Microfinance credit risk management in low trust environment (1)
In business, they say, there are no sentiments. Business, they also say, should not be mixed with pleasure as the two are governed by different principles. Business decisions are usually cold, calculated and impersonal, especially where systems and structures are set up and functioning. These sayings seem to give the impression that nobody should be trusted. On the other hand, no business transaction can take place among people who do not trust each other. Trust is the bedrock of all business transactions, but behind this façade of trust as the basis of all business relationships is the reality: trust but verify every fact. In other words, trust cannot exist in a vacuum. It must be based on tangible and verifiable facts.
One of the major social problems of today is that we live in a world where reality is closely mimicked by fiction; truth is cloned by untruth and nobody knows who to believe. It is now so hard to know what is real and what is make believe. This has brought dislocation into many relationships, especially the relationship between the government and the governed.
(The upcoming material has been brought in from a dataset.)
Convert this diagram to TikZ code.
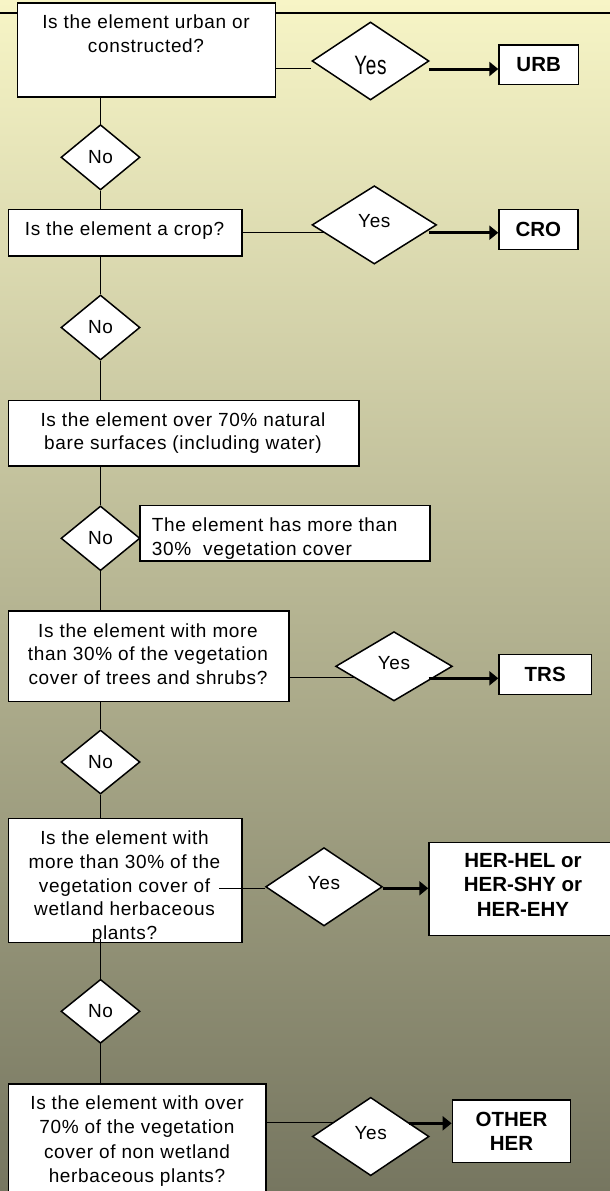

At least in Africa, and especially in Nigeria, the biggest lies are told by those that are supposed to command the most trust and respect – governments and, strangely, certain categories of religious institutions. And this is not peculiar to Nigeria. In some countries, presidents are telling lies openly; not through their spokesmen but directly by themselves. People just tell lies as a matter of course; so routinely and often for no personal gains. Or how else do we explain the fact that people get routinely and deliberately misdirected by those they ask for direction on the streets of Lagos. Just ask them for the direction to a street, probably just around the corner, and see how for some strange reason, you are pointed to a direction that has nothing to do with the location of what you ask.
A few years ago, in the midst of failed public utilities and frustrating leadership outcomes, a research carried out by a reputable international media group returned a strange verdict that made the whole world chuckle – Nigerians emerged the happiest people on earth. Some tried to impugn the research procedure and methodology but many others linked the outcome to the prevalence of a culture of lies and untruths, laced with religious idiosyncrasies that encourage people to pronounce the opposite of every negative thing they feel or face. They must say they are strong when they are very weak; that they are rich when they are sorely poor, and such. The reason is that many have been taught, rightly too, that the power of life and death are on the tongue and what you say is what you become. Researchers are beginning to have problems deciphering what respondents actually feel? This phenomenon may further complicate our data paucity challenge, and make research outcomes unreliable.
The global economic condition of today has negatively impacted the fortunes of many businesses. It has actually brought many corporations to the fringes of their trade. Some have moved from being market leaders to marginal businesses or fringe players. Naturally, such negative turn of events bring consequences that have industry-wide implications. For financial services providers, like banks and even nonbank credit service providers, such implications begin as heightened credit risk and the impairment of the loan book. This is bad enough challenge that gets worse in an environment in which truth, trust and integrity are exceptions and a rarity. They amplify credit risk that operators must address.
The fact that people are no longer tightly bound by their words has increased the risk of loan loss faced by lenders. It has become inescapable for lending institutions to find new and better ways of dealing with credit risk. Nigeria is just coming out of a recession and the tendency is for many companies to wear the look of prosperity while in reality they are in deep financial difficulty. There is hardly any sector of the economy that did not feel the impact of our recent economic contraction. We shall therefore do well to discuss some time-tested strategies for effectively managing credit risk, especially post-recession and for microfinance institutions.
We begin with a look at factors that affect the credit risk faced by lenders. These can be divided into four categories, namely: Operational, Products, Human Resources and the External Environment. Under operational factors, the first is poor credit selection. Because things are not always what they seem, lenders must be careful to avoid adverse selection. Every lending organization is supposed, and they often do, have Target Market Definition (TMD) and Risk Acceptance Criteria (RAC) for all transactions. These are the set of conditions a client must meet before the lender could enlist it as a potential beneficiary of its services. If these conditions are religiously followed, there is sure to be minimal credit difficulties. Poor quality clients would most likely be weeded off. But the problem is not with developing and implementing a TMD or RAC. It is with having the discipline required to effectively implement the criteria.
Many lenders with sound TMD and RAC suffer loan losses due to the absence of a system that ensures implementation is done impersonally. Thus we find that business suffers, because of the absence of one its most defining features – objectivity. Standardised credit appraisal procedures applicable to all and sundry is critical. Unstructured and adhoc credit processes harm institutions, just as weak Management Information Systems and mismanagement of Transaction Dynamics (TD) would. By TD we mean all the rituals that must be fulfilled before money is released to a borrower.